# [Recorded data]
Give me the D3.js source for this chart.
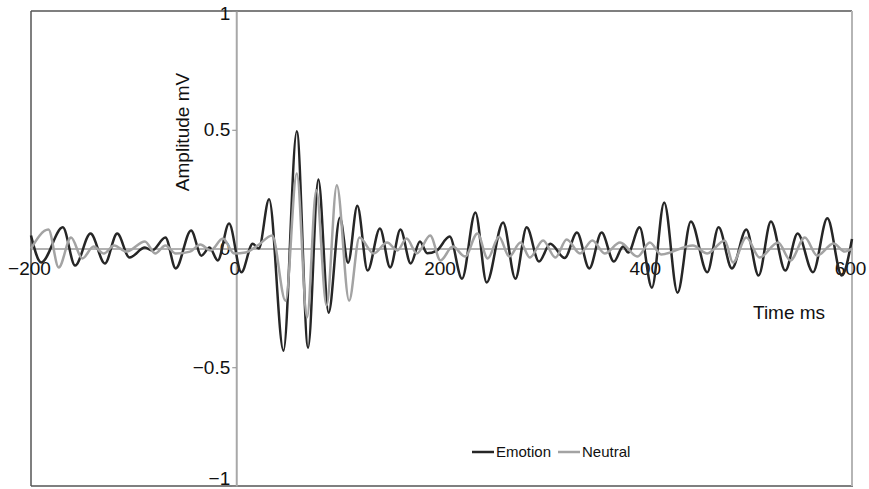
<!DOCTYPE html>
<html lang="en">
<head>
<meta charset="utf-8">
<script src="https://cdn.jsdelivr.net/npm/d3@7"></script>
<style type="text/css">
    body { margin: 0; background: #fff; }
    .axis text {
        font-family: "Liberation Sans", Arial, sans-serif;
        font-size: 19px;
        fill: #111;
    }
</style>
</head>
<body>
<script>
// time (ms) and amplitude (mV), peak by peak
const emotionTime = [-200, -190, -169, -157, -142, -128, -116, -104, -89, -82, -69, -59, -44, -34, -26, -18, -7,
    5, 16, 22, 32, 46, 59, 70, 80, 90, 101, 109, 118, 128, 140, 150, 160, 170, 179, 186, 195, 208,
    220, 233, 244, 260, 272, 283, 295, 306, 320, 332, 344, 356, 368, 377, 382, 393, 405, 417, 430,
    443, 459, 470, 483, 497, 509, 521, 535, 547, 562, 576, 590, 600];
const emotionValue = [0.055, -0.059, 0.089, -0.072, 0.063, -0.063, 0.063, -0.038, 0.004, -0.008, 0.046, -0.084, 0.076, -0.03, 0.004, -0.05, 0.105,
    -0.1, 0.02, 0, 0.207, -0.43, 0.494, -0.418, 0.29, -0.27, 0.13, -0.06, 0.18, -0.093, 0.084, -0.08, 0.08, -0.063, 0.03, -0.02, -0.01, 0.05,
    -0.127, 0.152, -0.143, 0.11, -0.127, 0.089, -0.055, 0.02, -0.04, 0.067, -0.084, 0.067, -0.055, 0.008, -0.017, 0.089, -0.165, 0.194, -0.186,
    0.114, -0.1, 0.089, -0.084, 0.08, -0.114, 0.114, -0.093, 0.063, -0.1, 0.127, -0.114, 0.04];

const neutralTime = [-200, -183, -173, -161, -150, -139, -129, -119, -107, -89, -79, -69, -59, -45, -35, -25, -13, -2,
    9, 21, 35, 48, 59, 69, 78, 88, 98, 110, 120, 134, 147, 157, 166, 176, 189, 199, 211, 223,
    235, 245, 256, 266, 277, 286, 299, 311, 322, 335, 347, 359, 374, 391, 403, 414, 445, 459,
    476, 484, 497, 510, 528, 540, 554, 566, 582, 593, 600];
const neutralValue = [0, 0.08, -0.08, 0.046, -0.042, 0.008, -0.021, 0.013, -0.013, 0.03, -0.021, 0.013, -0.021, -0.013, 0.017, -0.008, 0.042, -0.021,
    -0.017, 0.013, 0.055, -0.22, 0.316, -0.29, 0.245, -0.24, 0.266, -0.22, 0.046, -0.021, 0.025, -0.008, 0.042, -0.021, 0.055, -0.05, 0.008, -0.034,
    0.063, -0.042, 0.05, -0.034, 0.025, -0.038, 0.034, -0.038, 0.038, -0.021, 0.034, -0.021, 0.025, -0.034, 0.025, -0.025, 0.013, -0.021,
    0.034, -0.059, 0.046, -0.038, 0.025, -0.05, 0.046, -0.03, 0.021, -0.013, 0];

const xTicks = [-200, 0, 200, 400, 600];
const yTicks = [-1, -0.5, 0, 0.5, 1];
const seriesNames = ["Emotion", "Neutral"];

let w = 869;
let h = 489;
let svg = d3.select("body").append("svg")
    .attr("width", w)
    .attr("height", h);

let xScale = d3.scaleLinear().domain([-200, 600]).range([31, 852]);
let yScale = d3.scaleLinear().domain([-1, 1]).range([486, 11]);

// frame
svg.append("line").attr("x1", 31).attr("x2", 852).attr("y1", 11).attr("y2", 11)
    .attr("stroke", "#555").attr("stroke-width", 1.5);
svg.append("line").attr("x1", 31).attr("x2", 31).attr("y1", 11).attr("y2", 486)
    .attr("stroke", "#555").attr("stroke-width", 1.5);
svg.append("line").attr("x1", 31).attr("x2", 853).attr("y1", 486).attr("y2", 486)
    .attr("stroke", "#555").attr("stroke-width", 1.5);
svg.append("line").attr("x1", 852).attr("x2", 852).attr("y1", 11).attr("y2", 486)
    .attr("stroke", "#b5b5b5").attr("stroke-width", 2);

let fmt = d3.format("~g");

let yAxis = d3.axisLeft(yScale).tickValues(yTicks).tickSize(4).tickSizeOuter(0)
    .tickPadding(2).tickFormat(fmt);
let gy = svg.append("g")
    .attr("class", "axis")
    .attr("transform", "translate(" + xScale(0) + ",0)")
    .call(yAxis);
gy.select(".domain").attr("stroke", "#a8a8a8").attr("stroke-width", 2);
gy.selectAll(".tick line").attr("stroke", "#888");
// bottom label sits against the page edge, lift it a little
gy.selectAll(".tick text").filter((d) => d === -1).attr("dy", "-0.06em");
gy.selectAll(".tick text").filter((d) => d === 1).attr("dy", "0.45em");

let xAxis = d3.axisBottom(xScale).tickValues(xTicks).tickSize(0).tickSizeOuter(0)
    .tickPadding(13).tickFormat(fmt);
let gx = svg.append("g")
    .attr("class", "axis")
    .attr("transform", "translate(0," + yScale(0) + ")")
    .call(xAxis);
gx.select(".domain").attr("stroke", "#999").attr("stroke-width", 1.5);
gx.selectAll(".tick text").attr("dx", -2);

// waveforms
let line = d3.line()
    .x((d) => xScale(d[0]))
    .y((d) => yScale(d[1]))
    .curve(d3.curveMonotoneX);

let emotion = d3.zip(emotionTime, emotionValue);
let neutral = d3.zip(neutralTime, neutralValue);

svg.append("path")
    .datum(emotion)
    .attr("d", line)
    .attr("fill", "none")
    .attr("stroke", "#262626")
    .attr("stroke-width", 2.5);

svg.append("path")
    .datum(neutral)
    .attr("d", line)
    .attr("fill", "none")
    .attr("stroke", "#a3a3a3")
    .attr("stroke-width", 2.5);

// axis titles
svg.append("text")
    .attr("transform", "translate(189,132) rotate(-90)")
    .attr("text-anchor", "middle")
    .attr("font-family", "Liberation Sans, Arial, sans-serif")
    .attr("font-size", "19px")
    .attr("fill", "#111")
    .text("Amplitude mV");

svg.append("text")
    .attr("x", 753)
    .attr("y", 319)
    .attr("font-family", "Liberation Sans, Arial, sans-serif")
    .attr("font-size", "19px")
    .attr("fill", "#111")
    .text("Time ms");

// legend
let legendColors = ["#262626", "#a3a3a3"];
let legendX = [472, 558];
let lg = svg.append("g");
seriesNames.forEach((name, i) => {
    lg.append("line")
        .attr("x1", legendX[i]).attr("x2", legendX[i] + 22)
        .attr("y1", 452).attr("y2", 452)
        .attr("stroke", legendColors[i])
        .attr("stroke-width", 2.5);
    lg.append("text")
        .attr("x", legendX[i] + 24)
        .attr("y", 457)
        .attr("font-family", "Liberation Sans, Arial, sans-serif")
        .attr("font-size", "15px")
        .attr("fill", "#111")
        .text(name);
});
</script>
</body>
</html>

# [Goal]
Write out each line of the data exactly; the images should be left out.

# [Output of the task]
Give me the D3.js source for this chart.
<!DOCTYPE html>
<html lang="en">
<head>
<meta charset="utf-8">
<script src="https://cdn.jsdelivr.net/npm/d3@7"></script>
<style type="text/css">
    body { margin: 0; background: #fff; }
    .axis text {
        font-family: "Liberation Sans", Arial, sans-serif;
        font-size: 19px;
        fill: #111;
    }
</style>
</head>
<body>
<script>
// time (ms) and amplitude (mV), peak by peak
const emotionTime = [-200, -190, -169, -157, -142, -128, -116, -104, -89, -82, -69, -59, -44, -34, -26, -18, -7,
    5, 16, 22, 32, 46, 59, 70, 80, 90, 101, 109, 118, 128, 140, 150, 160, 170, 179, 186, 195, 208,
    220, 233, 244, 260, 272, 283, 295, 306, 320, 332, 344, 356, 368, 377, 382, 393, 405, 417, 430,
    443, 459, 470, 483, 497, 509, 521, 535, 547, 562, 576, 590, 600];
const emotionValue = [0.055, -0.059, 0.089, -0.072, 0.063, -0.063, 0.063, -0.038, 0.004, -0.008, 0.046, -0.084, 0.076, -0.03, 0.004, -0.05, 0.105,
    -0.1, 0.02, 0, 0.207, -0.43, 0.494, -0.418, 0.29, -0.27, 0.13, -0.06, 0.18, -0.093, 0.084, -0.08, 0.08, -0.063, 0.03, -0.02, -0.01, 0.05,
    -0.127, 0.152, -0.143, 0.11, -0.127, 0.089, -0.055, 0.02, -0.04, 0.067, -0.084, 0.067, -0.055, 0.008, -0.017, 0.089, -0.165, 0.194, -0.186,
    0.114, -0.1, 0.089, -0.084, 0.08, -0.114, 0.114, -0.093, 0.063, -0.1, 0.127, -0.114, 0.04];

const neutralTime = [-200, -183, -173, -161, -150, -139, -129, -119, -107, -89, -79, -69, -59, -45, -35, -25, -13, -2,
    9, 21, 35, 48, 59, 69, 78, 88, 98, 110, 120, 134, 147, 157, 166, 176, 189, 199, 211, 223,
    235, 245, 256, 266, 277, 286, 299, 311, 322, 335, 347, 359, 374, 391, 403, 414, 445, 459,
    476, 484, 497, 510, 528, 540, 554, 566, 582, 593, 600];
const neutralValue = [0, 0.08, -0.08, 0.046, -0.042, 0.008, -0.021, 0.013, -0.013, 0.03, -0.021, 0.013, -0.021, -0.013, 0.017, -0.008, 0.042, -0.021,
    -0.017, 0.013, 0.055, -0.22, 0.316, -0.29, 0.245, -0.24, 0.266, -0.22, 0.046, -0.021, 0.025, -0.008, 0.042, -0.021, 0.055, -0.05, 0.008, -0.034,
    0.063, -0.042, 0.05, -0.034, 0.025, -0.038, 0.034, -0.038, 0.038, -0.021, 0.034, -0.021, 0.025, -0.034, 0.025, -0.025, 0.013, -0.021,
    0.034, -0.059, 0.046, -0.038, 0.025, -0.05, 0.046, -0.03, 0.021, -0.013, 0];

const xTicks = [-200, 0, 200, 400, 600];
const yTicks = [-1, -0.5, 0, 0.5, 1];
const seriesNames = ["Emotion", "Neutral"];

let w = 869;
let h = 489;
let svg = d3.select("body").append("svg")
    .attr("width", w)
    .attr("height", h);

let xScale = d3.scaleLinear().domain([-200, 600]).range([31, 852]);
let yScale = d3.scaleLinear().domain([-1, 1]).range([486, 11]);

// frame
svg.append("line").attr("x1", 31).attr("x2", 852).attr("y1", 11).attr("y2", 11)
    .attr("stroke", "#555").attr("stroke-width", 1.5);
svg.append("line").attr("x1", 31).attr("x2", 31).attr("y1", 11).attr("y2", 486)
    .attr("stroke", "#555").attr("stroke-width", 1.5);
svg.append("line").attr("x1", 31).attr("x2", 853).attr("y1", 486).attr("y2", 486)
    .attr("stroke", "#555").attr("stroke-width", 1.5);
svg.append("line").attr("x1", 852).attr("x2", 852).attr("y1", 11).attr("y2", 486)
    .attr("stroke", "#b5b5b5").attr("stroke-width", 2);

let fmt = d3.format("~g");

let yAxis = d3.axisLeft(yScale).tickValues(yTicks).tickSize(4).tickSizeOuter(0)
    .tickPadding(2).tickFormat(fmt);
let gy = svg.append("g")
    .attr("class", "axis")
    .attr("transform", "translate(" + xScale(0) + ",0)")
    .call(yAxis);
gy.select(".domain").attr("stroke", "#a8a8a8").attr("stroke-width", 2);
gy.selectAll(".tick line").attr("stroke", "#888");
// bottom label sits against the page edge, lift it a little
gy.selectAll(".tick text").filter((d) => d === -1).attr("dy", "-0.06em");
gy.selectAll(".tick text").filter((d) => d === 1).attr("dy", "0.45em");

let xAxis = d3.axisBottom(xScale).tickValues(xTicks).tickSize(0).tickSizeOuter(0)
    .tickPadding(13).tickFormat(fmt);
let gx = svg.append("g")
    .attr("class", "axis")
    .attr("transform", "translate(0," + yScale(0) + ")")
    .call(xAxis);
gx.select(".domain").attr("stroke", "#999").attr("stroke-width", 1.5);
gx.selectAll(".tick text").attr("dx", -2);

// waveforms
let line = d3.line()
    .x((d) => xScale(d[0]))
    .y((d) => yScale(d[1]))
    .curve(d3.curveMonotoneX);

let emotion = d3.zip(emotionTime, emotionValue);
let neutral = d3.zip(neutralTime, neutralValue);

svg.append("path")
    .datum(emotion)
    .attr("d", line)
    .attr("fill", "none")
    .attr("stroke", "#262626")
    .attr("stroke-width", 2.5);

svg.append("path")
    .datum(neutral)
    .attr("d", line)
    .attr("fill", "none")
    .attr("stroke", "#a3a3a3")
    .attr("stroke-width", 2.5);

// axis titles
svg.append("text")
    .attr("transform", "translate(189,132) rotate(-90)")
    .attr("text-anchor", "middle")
    .attr("font-family", "Liberation Sans, Arial, sans-serif")
    .attr("font-size", "19px")
    .attr("fill", "#111")
    .text("Amplitude mV");

svg.append("text")
    .attr("x", 753)
    .attr("y", 319)
    .attr("font-family", "Liberation Sans, Arial, sans-serif")
    .attr("font-size", "19px")
    .attr("fill", "#111")
    .text("Time ms");

// legend
let legendColors = ["#262626", "#a3a3a3"];
let legendX = [472, 558];
let lg = svg.append("g");
seriesNames.forEach((name, i) => {
    lg.append("line")
        .attr("x1", legendX[i]).attr("x2", legendX[i] + 22)
        .attr("y1", 452).attr("y2", 452)
        .attr("stroke", legendColors[i])
        .attr("stroke-width", 2.5);
    lg.append("text")
        .attr("x", legendX[i] + 24)
        .attr("y", 457)
        .attr("font-family", "Liberation Sans, Arial, sans-serif")
        .attr("font-size", "15px")
        .attr("fill", "#111")
        .text(name);
});
</script>
</body>
</html>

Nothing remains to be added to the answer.